··· Record list ···

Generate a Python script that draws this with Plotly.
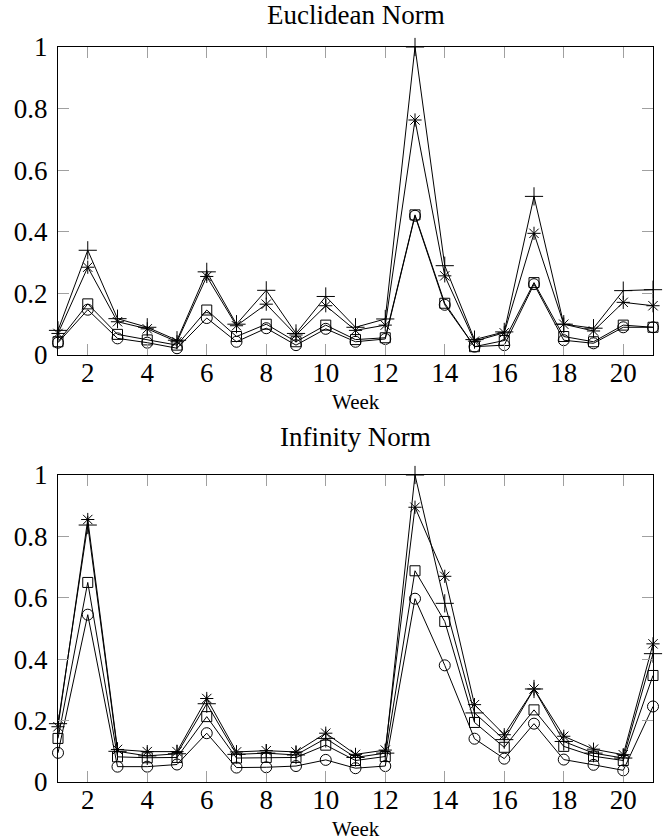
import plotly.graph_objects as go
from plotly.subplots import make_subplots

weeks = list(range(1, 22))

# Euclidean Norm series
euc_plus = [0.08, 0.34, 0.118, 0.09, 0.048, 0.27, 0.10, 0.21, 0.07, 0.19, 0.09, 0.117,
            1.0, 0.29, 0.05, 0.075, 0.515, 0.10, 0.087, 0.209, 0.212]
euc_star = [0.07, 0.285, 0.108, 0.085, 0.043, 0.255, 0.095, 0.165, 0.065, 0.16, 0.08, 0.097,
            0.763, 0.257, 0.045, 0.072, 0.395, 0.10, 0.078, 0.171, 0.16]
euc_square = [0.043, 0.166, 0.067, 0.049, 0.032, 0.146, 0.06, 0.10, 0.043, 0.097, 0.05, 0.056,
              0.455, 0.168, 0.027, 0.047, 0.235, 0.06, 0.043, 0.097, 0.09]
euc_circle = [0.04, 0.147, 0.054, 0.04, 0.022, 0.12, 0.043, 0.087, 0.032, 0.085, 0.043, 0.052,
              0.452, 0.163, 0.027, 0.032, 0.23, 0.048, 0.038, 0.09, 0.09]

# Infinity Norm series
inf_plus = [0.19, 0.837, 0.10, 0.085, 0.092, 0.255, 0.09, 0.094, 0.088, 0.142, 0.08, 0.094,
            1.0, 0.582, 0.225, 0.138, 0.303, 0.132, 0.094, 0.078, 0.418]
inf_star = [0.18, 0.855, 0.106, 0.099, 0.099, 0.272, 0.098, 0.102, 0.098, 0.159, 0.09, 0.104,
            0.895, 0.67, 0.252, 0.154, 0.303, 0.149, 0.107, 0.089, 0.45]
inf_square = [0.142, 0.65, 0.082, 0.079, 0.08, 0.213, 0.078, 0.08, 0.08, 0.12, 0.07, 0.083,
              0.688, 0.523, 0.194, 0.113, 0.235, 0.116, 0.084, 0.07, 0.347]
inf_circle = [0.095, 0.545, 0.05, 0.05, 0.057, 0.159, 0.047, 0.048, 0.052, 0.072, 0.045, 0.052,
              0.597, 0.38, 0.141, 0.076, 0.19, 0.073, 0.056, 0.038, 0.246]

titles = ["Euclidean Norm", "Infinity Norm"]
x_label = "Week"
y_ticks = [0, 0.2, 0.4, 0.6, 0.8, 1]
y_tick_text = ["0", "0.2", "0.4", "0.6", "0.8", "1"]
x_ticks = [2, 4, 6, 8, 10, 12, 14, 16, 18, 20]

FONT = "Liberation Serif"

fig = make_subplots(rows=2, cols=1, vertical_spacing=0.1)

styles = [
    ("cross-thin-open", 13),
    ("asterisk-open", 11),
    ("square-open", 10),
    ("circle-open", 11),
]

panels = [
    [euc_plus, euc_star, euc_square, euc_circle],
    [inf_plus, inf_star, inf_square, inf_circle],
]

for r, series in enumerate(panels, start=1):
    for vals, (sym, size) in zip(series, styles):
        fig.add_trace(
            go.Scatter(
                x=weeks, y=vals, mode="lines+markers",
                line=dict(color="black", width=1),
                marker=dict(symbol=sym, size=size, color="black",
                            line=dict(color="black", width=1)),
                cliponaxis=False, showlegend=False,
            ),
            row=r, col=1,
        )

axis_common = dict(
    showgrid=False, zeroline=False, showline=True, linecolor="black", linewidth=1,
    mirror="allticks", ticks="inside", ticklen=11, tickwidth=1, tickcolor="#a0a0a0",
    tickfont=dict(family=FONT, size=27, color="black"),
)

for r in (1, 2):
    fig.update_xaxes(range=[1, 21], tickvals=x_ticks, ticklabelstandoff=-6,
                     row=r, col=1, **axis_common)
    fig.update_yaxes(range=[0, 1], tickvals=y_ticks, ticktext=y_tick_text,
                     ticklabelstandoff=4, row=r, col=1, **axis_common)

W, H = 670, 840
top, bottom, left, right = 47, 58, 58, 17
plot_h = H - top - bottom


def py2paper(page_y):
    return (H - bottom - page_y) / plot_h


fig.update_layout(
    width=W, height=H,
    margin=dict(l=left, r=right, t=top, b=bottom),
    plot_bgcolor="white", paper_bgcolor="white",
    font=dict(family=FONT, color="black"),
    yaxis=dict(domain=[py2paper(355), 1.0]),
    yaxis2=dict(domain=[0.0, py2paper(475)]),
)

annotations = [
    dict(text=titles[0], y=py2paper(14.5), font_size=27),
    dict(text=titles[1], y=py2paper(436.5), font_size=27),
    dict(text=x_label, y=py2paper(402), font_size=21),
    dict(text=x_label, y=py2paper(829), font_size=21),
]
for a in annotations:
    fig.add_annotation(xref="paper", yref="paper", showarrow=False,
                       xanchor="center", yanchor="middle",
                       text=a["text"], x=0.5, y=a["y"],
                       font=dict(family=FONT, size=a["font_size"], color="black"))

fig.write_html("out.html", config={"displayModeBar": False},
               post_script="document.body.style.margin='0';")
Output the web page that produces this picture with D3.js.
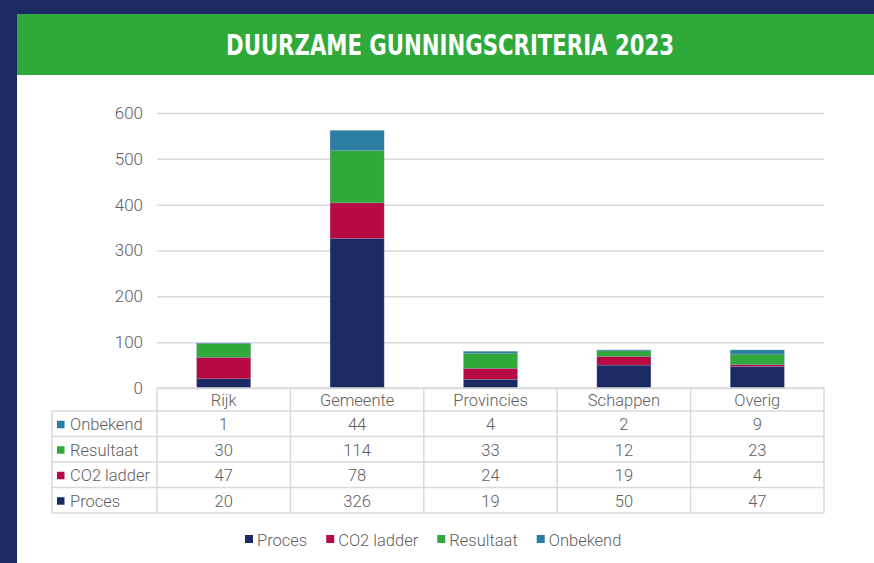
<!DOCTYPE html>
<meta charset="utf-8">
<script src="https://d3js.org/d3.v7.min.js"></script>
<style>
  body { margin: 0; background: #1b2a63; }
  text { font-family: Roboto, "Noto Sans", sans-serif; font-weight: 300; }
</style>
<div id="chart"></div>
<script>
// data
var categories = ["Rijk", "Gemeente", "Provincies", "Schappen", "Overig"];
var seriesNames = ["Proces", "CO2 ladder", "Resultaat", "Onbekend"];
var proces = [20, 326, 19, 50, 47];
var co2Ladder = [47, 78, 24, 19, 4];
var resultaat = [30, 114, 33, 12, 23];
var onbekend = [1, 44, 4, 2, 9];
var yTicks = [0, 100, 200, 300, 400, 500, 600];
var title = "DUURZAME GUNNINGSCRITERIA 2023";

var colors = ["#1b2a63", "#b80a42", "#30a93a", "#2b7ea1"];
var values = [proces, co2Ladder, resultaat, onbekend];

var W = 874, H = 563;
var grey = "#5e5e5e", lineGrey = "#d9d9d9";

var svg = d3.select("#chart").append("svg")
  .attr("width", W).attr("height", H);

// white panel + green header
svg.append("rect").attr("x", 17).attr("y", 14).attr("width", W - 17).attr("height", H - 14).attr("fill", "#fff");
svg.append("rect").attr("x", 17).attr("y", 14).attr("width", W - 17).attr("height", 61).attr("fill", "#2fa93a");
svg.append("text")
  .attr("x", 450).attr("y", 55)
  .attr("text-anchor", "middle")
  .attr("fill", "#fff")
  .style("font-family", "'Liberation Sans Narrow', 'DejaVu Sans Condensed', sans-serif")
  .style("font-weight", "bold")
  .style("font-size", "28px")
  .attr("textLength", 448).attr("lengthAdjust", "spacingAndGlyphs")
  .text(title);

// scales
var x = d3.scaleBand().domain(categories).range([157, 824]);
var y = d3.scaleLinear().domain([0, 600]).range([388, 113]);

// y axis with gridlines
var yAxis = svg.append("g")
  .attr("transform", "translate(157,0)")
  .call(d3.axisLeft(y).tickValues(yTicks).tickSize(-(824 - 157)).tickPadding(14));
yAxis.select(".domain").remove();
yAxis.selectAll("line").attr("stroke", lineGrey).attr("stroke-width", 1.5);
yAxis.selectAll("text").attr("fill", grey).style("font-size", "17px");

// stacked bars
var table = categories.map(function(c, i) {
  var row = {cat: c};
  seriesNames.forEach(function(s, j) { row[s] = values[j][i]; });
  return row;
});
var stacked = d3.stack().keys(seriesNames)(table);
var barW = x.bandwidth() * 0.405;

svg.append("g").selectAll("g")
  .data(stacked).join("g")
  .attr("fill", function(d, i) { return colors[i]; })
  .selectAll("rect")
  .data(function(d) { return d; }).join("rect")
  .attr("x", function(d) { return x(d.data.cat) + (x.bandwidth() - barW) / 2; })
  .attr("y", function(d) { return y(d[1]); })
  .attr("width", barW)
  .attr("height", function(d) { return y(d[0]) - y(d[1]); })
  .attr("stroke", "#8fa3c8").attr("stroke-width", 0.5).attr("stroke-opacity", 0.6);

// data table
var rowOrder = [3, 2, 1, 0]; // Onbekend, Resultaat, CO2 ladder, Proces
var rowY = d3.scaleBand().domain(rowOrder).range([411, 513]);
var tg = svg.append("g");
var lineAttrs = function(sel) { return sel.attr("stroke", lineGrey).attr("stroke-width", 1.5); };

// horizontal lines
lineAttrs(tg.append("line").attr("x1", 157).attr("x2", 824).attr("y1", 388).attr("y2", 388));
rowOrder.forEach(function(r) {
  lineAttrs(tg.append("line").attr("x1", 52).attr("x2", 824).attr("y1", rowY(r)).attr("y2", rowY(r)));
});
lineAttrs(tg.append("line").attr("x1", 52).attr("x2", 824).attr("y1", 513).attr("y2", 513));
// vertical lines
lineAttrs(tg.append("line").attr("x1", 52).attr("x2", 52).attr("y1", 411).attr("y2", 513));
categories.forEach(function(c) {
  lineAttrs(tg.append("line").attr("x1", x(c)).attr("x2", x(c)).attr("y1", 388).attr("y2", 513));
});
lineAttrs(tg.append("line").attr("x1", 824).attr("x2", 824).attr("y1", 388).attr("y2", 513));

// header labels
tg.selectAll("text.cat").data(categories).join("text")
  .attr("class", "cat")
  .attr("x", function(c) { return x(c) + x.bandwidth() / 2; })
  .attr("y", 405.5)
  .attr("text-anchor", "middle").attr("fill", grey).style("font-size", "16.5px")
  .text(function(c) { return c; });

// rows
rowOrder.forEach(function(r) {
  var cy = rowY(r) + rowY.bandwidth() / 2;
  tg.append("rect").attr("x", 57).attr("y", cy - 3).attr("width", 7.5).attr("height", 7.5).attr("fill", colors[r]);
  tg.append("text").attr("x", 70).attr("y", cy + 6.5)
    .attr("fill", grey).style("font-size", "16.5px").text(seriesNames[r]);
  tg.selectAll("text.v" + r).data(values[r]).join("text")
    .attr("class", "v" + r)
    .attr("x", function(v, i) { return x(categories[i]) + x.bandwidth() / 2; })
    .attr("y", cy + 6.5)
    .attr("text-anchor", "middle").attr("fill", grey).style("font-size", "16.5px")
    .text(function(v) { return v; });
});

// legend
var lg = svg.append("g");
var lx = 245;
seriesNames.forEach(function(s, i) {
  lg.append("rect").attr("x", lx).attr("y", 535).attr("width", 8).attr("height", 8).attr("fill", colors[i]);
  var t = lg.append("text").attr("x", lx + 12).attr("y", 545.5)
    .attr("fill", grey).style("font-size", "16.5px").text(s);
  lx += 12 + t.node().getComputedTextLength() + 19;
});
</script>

···

Omit every picture, and please return the entries exactly from the first line through the line with "0.452, 0.163, 0.027, 0.032, 0.23, 0.048, 0.038, 0.09, 0.09]", both included.

▶ **Final answer**
Generate a Python script that draws this with Plotly.
import plotly.graph_objects as go
from plotly.subplots import make_subplots

weeks = list(range(1, 22))

# Euclidean Norm series
euc_plus = [0.08, 0.34, 0.118, 0.09, 0.048, 0.27, 0.10, 0.21, 0.07, 0.19, 0.09, 0.117,
            1.0, 0.29, 0.05, 0.075, 0.515, 0.10, 0.087, 0.209, 0.212]
euc_star = [0.07, 0.285, 0.108, 0.085, 0.043, 0.255, 0.095, 0.165, 0.065, 0.16, 0.08, 0.097,
            0.763, 0.257, 0.045, 0.072, 0.395, 0.10, 0.078, 0.171, 0.16]
euc_square = [0.043, 0.166, 0.067, 0.049, 0.032, 0.146, 0.06, 0.10, 0.043, 0.097, 0.05, 0.056,
              0.455, 0.168, 0.027, 0.047, 0.235, 0.06, 0.043, 0.097, 0.09]
euc_circle = [0.04, 0.147, 0.054, 0.04, 0.022, 0.12, 0.043, 0.087, 0.032, 0.085, 0.043, 0.052,
              0.452, 0.163, 0.027, 0.032, 0.23, 0.048, 0.038, 0.09, 0.09]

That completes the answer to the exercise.